_The exercise_:
Your copy of the material must match it exactly, except that pictures are dropped.

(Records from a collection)

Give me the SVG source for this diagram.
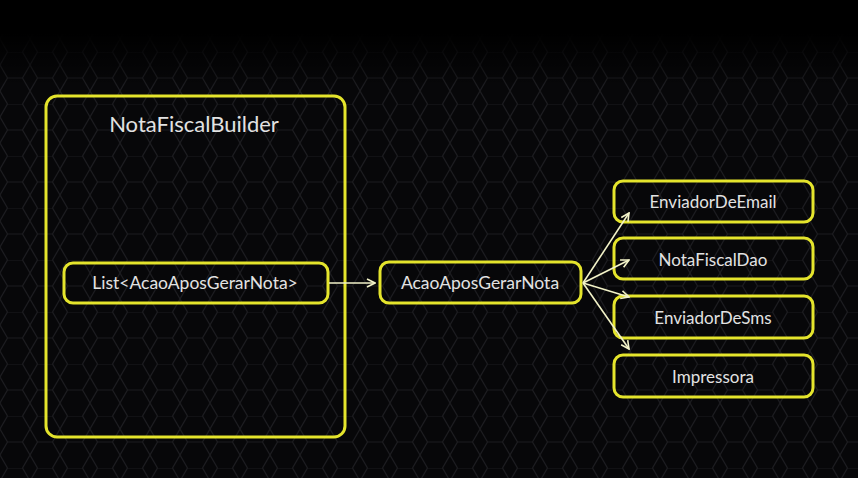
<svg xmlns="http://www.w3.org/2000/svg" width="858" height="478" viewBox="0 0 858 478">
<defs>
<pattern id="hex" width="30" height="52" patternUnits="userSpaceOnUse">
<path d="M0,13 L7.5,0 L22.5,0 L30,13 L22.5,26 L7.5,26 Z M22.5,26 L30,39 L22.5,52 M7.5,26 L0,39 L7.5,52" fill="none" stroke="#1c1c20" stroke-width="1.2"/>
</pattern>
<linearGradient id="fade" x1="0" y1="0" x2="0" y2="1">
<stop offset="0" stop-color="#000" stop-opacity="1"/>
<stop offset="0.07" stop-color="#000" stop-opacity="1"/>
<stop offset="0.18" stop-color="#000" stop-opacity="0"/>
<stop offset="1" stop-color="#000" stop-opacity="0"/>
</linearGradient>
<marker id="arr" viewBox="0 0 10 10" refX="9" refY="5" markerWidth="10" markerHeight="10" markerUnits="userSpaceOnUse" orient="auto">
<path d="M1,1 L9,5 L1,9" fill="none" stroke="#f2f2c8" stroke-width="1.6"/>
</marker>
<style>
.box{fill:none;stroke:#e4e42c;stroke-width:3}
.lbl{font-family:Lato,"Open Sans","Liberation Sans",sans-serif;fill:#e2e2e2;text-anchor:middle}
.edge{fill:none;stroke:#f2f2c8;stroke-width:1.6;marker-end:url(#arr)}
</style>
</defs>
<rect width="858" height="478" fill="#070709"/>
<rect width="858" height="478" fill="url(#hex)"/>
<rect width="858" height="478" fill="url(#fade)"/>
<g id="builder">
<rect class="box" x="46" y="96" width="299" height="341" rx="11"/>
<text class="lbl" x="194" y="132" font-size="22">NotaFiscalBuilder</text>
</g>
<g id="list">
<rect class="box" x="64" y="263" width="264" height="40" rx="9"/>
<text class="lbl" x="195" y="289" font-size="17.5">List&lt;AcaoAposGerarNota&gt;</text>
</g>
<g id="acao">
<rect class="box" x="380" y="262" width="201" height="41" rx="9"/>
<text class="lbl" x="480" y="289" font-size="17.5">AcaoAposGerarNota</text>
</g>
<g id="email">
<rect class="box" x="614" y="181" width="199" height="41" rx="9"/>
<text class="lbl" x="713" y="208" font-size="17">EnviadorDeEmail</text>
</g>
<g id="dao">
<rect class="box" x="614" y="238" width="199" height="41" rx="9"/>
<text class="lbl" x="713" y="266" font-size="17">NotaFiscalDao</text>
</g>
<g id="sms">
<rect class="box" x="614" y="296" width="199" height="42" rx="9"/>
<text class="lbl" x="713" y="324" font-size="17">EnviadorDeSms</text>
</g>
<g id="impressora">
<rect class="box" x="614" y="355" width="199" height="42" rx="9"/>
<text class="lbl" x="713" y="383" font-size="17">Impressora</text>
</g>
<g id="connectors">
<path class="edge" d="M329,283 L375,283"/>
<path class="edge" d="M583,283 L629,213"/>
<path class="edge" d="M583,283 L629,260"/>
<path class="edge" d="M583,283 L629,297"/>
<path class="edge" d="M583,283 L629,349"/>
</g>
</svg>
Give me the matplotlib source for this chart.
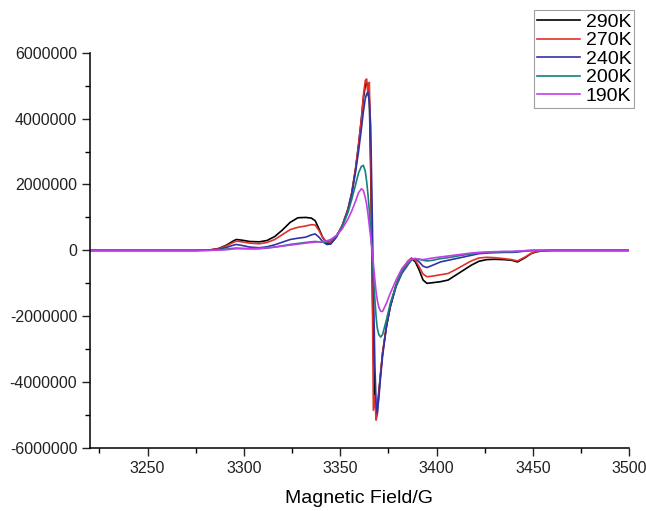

_Complete answer_:
Give me the SVG source for this diagram.
<svg xmlns="http://www.w3.org/2000/svg" width="858" height="478" viewBox="0 0 858 478">
<defs>
<pattern id="hex" width="30" height="52" patternUnits="userSpaceOnUse">
<path d="M0,13 L7.5,0 L22.5,0 L30,13 L22.5,26 L7.5,26 Z M22.5,26 L30,39 L22.5,52 M7.5,26 L0,39 L7.5,52" fill="none" stroke="#1c1c20" stroke-width="1.2"/>
</pattern>
<linearGradient id="fade" x1="0" y1="0" x2="0" y2="1">
<stop offset="0" stop-color="#000" stop-opacity="1"/>
<stop offset="0.07" stop-color="#000" stop-opacity="1"/>
<stop offset="0.18" stop-color="#000" stop-opacity="0"/>
<stop offset="1" stop-color="#000" stop-opacity="0"/>
</linearGradient>
<marker id="arr" viewBox="0 0 10 10" refX="9" refY="5" markerWidth="10" markerHeight="10" markerUnits="userSpaceOnUse" orient="auto">
<path d="M1,1 L9,5 L1,9" fill="none" stroke="#f2f2c8" stroke-width="1.6"/>
</marker>
<style>
.box{fill:none;stroke:#e4e42c;stroke-width:3}
.lbl{font-family:Lato,"Open Sans","Liberation Sans",sans-serif;fill:#e2e2e2;text-anchor:middle}
.edge{fill:none;stroke:#f2f2c8;stroke-width:1.6;marker-end:url(#arr)}
</style>
</defs>
<rect width="858" height="478" fill="#070709"/>
<rect width="858" height="478" fill="url(#hex)"/>
<rect width="858" height="478" fill="url(#fade)"/>
<g id="builder">
<rect class="box" x="46" y="96" width="299" height="341" rx="11"/>
<text class="lbl" x="194" y="132" font-size="22">NotaFiscalBuilder</text>
</g>
<g id="list">
<rect class="box" x="64" y="263" width="264" height="40" rx="9"/>
<text class="lbl" x="195" y="289" font-size="17.5">List&lt;AcaoAposGerarNota&gt;</text>
</g>
<g id="acao">
<rect class="box" x="380" y="262" width="201" height="41" rx="9"/>
<text class="lbl" x="480" y="289" font-size="17.5">AcaoAposGerarNota</text>
</g>
<g id="email">
<rect class="box" x="614" y="181" width="199" height="41" rx="9"/>
<text class="lbl" x="713" y="208" font-size="17">EnviadorDeEmail</text>
</g>
<g id="dao">
<rect class="box" x="614" y="238" width="199" height="41" rx="9"/>
<text class="lbl" x="713" y="266" font-size="17">NotaFiscalDao</text>
</g>
<g id="sms">
<rect class="box" x="614" y="296" width="199" height="42" rx="9"/>
<text class="lbl" x="713" y="324" font-size="17">EnviadorDeSms</text>
</g>
<g id="impressora">
<rect class="box" x="614" y="355" width="199" height="42" rx="9"/>
<text class="lbl" x="713" y="383" font-size="17">Impressora</text>
</g>
<g id="connectors">
<path class="edge" d="M329,283 L375,283"/>
<path class="edge" d="M583,283 L629,213"/>
<path class="edge" d="M583,283 L629,260"/>
<path class="edge" d="M583,283 L629,297"/>
<path class="edge" d="M583,283 L629,349"/>
</g>
</svg>
Give me the matplotlib source for this chart.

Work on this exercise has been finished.